Holding: The Court held that Virginia may require a $5,000 entrance fee based on an out-of-state company’s authorized capital, and that this fee did not violate due process, equal protection, or unduly burden interstate commerce.
- Allows states to charge one-time entrance fees for out-of-state companies based on authorized capital.
- Requires large companies to pay before starting local business in the state.

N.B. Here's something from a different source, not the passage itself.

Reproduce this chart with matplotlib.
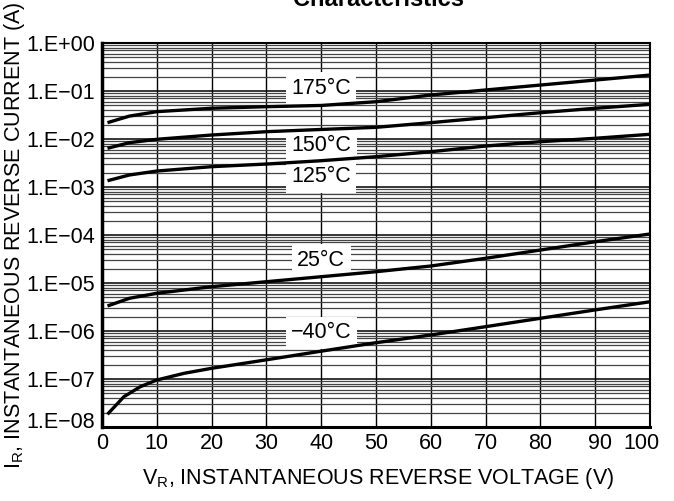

- Treats entrance fees as compensation, not a tax, reducing commerce-burden claims.
Summary
Background
A Pennsylvania company that refines and sells gasoline applied in January 1930 for permission to do local business in Virginia. The State’s corporation commission granted authority but required a $5,000 entrance fee under a law that sets fees by a company’s authorized capital. The company paid under protest, asked for a refund, and lost in the Virginia courts, so it appealed to the nation’s highest court claiming the fee was unconstitutional.
Reasoning
The central question was whether Virginia could require and fix a one-time entrance fee by looking to a company’s authorized capital without violating the Constitution. The Court said the fee is payment for the privilege to do local business, not a tax on property or interstate commerce. Measuring the fee by authorized capital is a reasonable way for the State to set a one-time price and does not necessarily burden interstate commerce, nor does it deny due process or equal protection under the circumstances presented. The Court therefore affirmed the State’s decision.
Real world impact
The ruling lets states require one-time admission payments from out-of-state companies and to use authorized capital as the basis for those fees. Large businesses that want to change how they sell inside a State may need to pay such fees before starting local operations. The decision affirms existing rules and leaves to each State the discretion to set reasonable entrance charges for doing business there.